Oloyede also disclosed that some individuals attempted to cheat by falsely declaring themselves as albino in a bid to exploit facial recognition vulnerabilities.
“We have never had even up to 100 albinos any year. But this year, you have 1,787 albinos. Those who declared to be albino were 1,787,” he said.
“So, out of 2 million. And we now found out that one centre registered 450 out of this 1,000. As if all albinos in Africa decided to go to that centre.
“Why are they sourcing a number of albinos? They are not albinos. It is because the AI that they were using had certain features. That if they do not declare themselves as albino on our form, you will look critically more.
“Because it makes it reddish. The colour. So, when one of those arrested or one of those in custody now gave information that, look, I will tell you. This is the first step towards it.
“So, we now go after all those who claimed to be albino. And we found out that all the albinos are less than 250.
“You can see the black man arrested (in Benin) claiming to be an albino. How do you become albino? But that is one of their strategies. To declare that they are albino.
“Because what they do in blending is that if you want to impersonate him, they will take the picture of the two of you.
“And then blend it. When you look at the picture, it will look like you. It will also look like you. That’s what the AI is doing now. It’s picture blending.”
The registrar stressed that suspected impersonators who failed to take the exam after alleging exclusion from the main UTME would not escape accountability.
“They registered with their name. They have schools. They have NINs. “They had their phone number. The security agencies are capable of picking them. And indeed, a number of them are already picked up,” he said.
He noted that parents found financing examination malpractice schemes for their children would soon face investigation and possible prosecution.
He said that the mop-up result would be ready on Saturday; the board might delay their release till Monday to allow for further scrutiny and removal of suspected fraudulent entries.
“So that may make us delay till Monday, just to be able to see how many of those criminals we have been able to arrest,” he said.
Speaking on direct entry (DE) admissions, Oloyede revealed that 14 candidates had already been caught presenting forged certificates this year.
He decried the role of educational institutions in enabling the fraud.

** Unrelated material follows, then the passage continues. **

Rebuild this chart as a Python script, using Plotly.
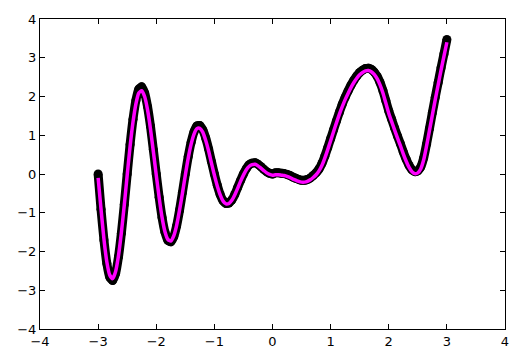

“A new one that we discovered yesterday in the ongoing registration was that about 20, 30 students who did not go to through NCE were being awarded NCE certificates in order to be able to register for direct entry,” he said,
“And one of the students who finished from secondary school in 2021 was purportedly admitted to NCE in 2020 in order to graduate in 2023.
“And the reason simply was that, you know, there was the concession granted by the then Minister of Education from 2017 to 2020.
Those who were illegally admitted, because of their large number, they were recommended to let us condone (the illegal admission) because these students, we thought they were likely innocent.
“So about 1 million of them. So we wanted to clear them. But when we asked them to bring their certificates for clearance, there was no certificate.
“Some of them who had graduated as medical doctors are now bringing results in chemistry and biology after graduation.
“It’s not something you can remedy after graduation. You want to become an engineer; you do it without a credit in Mathematics.
“After you have been caught, you now say, Yes, I’m going to do the GCE. It doesn’t work like that. You ought to have had it before going through the training.”